WESTFIELD ANNAPOLIS MALL

When Alia Mahmud visited Westfield Annapolis Mall in February 2022, she didn’t go to buy clothes, or to watch a movie or to even meet up with her girlfriends. She was looking for rats.

A week earlier, Ms. Mahmud saw a post online about a pack of rodents at the SPCA of Anne Arundel County, whose shelter opened an outpost at the mall in September 2020. When she arrived at the new location and approached the rat enclosure, she saw Snoofles, Algernon and Ikit, 5-month-old sisters who perked up and pressed their pink noses through their crate to get a better look at Ms. Mahmud and her boyfriend.

“They kind of ran up to us and said hi,” said Ms. Mahmud, 32, a school therapist in Alexandria, Va. “They melted our hearts with how little, affectionate and outgoing they were from the beginning.”

But it wasn’t until a meet-and-greet days later when Ms. Mahmud finally decided to take them home, where Snoofles proceeded to run down her shirt.

“At that point, I was like, Well all right, I guess they’ve chosen,” Ms. Mahmud said.

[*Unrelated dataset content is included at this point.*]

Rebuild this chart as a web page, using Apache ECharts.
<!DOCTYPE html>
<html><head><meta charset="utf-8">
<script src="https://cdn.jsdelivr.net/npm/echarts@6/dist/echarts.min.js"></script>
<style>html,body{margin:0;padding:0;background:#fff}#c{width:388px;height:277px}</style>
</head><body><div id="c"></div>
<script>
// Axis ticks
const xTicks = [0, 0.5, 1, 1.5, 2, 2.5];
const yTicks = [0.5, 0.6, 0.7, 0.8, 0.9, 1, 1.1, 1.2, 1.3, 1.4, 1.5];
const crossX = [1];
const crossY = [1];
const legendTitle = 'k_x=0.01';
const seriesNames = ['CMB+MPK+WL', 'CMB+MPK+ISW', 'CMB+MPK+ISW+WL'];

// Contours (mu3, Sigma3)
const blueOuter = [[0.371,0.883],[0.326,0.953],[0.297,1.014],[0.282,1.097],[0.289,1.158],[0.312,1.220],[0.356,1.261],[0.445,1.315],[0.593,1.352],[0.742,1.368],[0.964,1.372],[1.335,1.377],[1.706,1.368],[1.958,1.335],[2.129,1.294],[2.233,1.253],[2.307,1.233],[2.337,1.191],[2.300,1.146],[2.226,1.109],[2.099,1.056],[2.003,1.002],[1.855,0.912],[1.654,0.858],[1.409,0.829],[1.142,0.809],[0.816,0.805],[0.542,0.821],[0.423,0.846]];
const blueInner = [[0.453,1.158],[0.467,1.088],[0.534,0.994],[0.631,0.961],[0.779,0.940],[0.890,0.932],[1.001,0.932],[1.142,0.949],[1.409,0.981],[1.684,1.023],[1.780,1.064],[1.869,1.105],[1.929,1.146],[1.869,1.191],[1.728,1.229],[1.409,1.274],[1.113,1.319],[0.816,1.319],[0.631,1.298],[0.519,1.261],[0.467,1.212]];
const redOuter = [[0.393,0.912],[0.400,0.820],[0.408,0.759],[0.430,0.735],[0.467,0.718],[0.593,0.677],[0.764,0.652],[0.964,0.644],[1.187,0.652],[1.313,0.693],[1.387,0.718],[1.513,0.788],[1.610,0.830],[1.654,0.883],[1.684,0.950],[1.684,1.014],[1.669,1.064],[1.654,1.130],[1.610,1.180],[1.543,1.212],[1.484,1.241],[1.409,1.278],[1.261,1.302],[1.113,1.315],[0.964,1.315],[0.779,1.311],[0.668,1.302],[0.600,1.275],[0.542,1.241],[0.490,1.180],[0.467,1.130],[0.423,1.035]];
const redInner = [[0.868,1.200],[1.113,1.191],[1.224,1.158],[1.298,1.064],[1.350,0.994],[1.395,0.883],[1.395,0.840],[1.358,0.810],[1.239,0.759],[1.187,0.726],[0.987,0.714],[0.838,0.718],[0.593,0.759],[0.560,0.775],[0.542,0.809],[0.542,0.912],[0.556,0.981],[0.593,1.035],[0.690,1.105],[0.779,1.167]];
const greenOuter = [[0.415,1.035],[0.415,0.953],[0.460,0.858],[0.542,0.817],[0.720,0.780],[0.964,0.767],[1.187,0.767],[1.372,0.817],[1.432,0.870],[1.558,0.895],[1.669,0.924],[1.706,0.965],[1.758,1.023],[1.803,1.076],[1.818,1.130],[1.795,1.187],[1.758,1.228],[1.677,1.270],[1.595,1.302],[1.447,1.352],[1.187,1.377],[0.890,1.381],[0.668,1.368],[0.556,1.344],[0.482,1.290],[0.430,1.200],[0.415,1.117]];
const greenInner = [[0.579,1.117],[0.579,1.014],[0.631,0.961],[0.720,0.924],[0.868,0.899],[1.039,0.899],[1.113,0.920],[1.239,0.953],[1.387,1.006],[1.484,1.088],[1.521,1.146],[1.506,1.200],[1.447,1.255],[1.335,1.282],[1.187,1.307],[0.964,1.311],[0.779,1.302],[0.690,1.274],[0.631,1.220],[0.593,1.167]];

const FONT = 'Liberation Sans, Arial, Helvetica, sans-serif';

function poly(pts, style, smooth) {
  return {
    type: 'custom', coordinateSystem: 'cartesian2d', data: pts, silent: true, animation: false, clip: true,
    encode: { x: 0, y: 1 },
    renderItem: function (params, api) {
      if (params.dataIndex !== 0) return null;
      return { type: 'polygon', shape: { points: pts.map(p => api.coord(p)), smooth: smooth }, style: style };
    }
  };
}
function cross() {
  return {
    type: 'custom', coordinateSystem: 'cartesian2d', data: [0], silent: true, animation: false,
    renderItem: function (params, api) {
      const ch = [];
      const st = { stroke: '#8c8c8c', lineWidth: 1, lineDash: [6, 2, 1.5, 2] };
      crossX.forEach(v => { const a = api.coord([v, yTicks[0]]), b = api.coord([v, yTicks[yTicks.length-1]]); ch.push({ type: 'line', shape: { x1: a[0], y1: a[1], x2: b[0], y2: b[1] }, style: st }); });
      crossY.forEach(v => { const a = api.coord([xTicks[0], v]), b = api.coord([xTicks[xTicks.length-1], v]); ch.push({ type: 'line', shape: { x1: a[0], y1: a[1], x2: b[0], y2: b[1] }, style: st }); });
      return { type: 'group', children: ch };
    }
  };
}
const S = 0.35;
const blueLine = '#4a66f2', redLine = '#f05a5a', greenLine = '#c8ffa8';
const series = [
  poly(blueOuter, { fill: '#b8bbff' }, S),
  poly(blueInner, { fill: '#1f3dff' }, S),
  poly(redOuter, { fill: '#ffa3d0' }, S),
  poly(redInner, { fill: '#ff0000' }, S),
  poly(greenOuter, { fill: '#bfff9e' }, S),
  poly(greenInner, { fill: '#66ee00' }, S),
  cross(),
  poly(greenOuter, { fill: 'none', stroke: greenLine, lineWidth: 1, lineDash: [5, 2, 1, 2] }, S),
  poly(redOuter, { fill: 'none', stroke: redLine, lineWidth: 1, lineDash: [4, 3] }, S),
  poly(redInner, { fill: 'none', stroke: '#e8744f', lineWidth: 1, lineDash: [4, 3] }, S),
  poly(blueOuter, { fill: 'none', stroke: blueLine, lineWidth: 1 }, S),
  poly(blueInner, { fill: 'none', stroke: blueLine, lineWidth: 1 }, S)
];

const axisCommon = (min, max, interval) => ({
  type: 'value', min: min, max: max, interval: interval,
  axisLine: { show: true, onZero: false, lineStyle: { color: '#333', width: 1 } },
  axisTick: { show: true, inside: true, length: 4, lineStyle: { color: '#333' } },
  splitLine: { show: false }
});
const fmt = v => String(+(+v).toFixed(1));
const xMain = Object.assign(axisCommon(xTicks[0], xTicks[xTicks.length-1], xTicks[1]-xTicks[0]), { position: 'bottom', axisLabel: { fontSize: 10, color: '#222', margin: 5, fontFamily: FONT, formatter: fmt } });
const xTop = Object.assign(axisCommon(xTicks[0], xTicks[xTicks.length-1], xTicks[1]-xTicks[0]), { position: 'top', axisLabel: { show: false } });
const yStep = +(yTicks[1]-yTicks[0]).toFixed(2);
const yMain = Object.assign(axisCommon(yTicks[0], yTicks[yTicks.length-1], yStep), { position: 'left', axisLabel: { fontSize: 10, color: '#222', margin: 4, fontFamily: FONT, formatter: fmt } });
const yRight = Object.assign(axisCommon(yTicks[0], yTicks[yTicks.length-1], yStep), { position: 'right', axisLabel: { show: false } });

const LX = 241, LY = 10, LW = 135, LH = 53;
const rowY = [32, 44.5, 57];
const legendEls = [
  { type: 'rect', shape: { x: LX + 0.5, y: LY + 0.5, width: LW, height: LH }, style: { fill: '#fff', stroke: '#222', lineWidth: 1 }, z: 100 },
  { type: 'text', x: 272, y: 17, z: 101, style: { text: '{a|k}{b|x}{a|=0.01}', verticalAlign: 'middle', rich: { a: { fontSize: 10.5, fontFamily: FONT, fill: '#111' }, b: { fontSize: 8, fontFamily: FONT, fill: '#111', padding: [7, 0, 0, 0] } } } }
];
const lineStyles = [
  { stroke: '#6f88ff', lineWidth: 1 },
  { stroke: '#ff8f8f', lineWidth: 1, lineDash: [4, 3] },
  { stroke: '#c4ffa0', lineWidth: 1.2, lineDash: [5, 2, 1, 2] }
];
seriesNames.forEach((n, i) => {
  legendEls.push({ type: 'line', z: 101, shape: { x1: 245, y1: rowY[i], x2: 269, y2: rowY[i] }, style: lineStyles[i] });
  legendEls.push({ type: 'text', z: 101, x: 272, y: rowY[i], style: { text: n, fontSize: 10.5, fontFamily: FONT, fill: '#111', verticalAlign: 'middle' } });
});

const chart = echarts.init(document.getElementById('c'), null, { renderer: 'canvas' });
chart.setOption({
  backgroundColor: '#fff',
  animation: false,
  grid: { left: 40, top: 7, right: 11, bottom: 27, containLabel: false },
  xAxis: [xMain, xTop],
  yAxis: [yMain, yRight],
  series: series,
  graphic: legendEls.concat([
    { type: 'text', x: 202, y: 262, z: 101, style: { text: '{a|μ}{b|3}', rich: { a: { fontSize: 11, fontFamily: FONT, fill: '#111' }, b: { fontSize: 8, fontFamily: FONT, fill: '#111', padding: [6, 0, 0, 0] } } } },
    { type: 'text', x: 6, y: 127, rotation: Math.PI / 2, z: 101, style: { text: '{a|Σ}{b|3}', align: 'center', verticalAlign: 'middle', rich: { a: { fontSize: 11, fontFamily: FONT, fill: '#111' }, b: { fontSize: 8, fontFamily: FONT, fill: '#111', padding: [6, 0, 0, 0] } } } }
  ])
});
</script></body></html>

Morgan McLoud, the marketing director at Westfield Annapolis, came up with the idea to lease retail spaces to animal shelters at a reduced rate in January 2020, after she saw dozens of people line up to pay $25 to visit a crowded cat cafe in Washington, D.C.

Within days, she reached out to Kelly Brown, president of the SPCA of Anne Arundel County, who suggested using one of the mall’s empty storefronts as an extension of the organization’s main shelter. The new outpost, Paws at the Mall, opened eight months later. Since then, Paws has seen the number of adoptions rise to 608 in 2021, from 131 in 2019, finding homes for hundreds of cats, guinea pigs, rabbits, hamsters and even some hedgehogs and hermit crabs.

With all the furry encounters, Ms. McLoud, the marketing director, said that Westfield Annapolis Mall had experienced a 10 percent increase in foot traffic in Paws’ wing since they opened, which has translated into more people and spending in other stores.

“The evolution of malls is changing,” Ms. McLoud said. “I think everyone really realizes that. I think what makes us so unique and special is the fact that we are really adapting with this evolution.”

As for the newly adopted rats Snoofles, Algernon and Ikit, they now spend their days dunking in a minipool of frozen peas, snuggling in a blue plush hammock and running around Ms. Mahmud’s one-bedroom apartment. Ms. Mahmud, though, already knows she will return to the mall sometime soon.

“Sadly,” she said, “rats only live two to three years.”



By Claudia Rosenbaum
May 9, 2023
Excerpts from "Can Actual Rats Save the Mall?"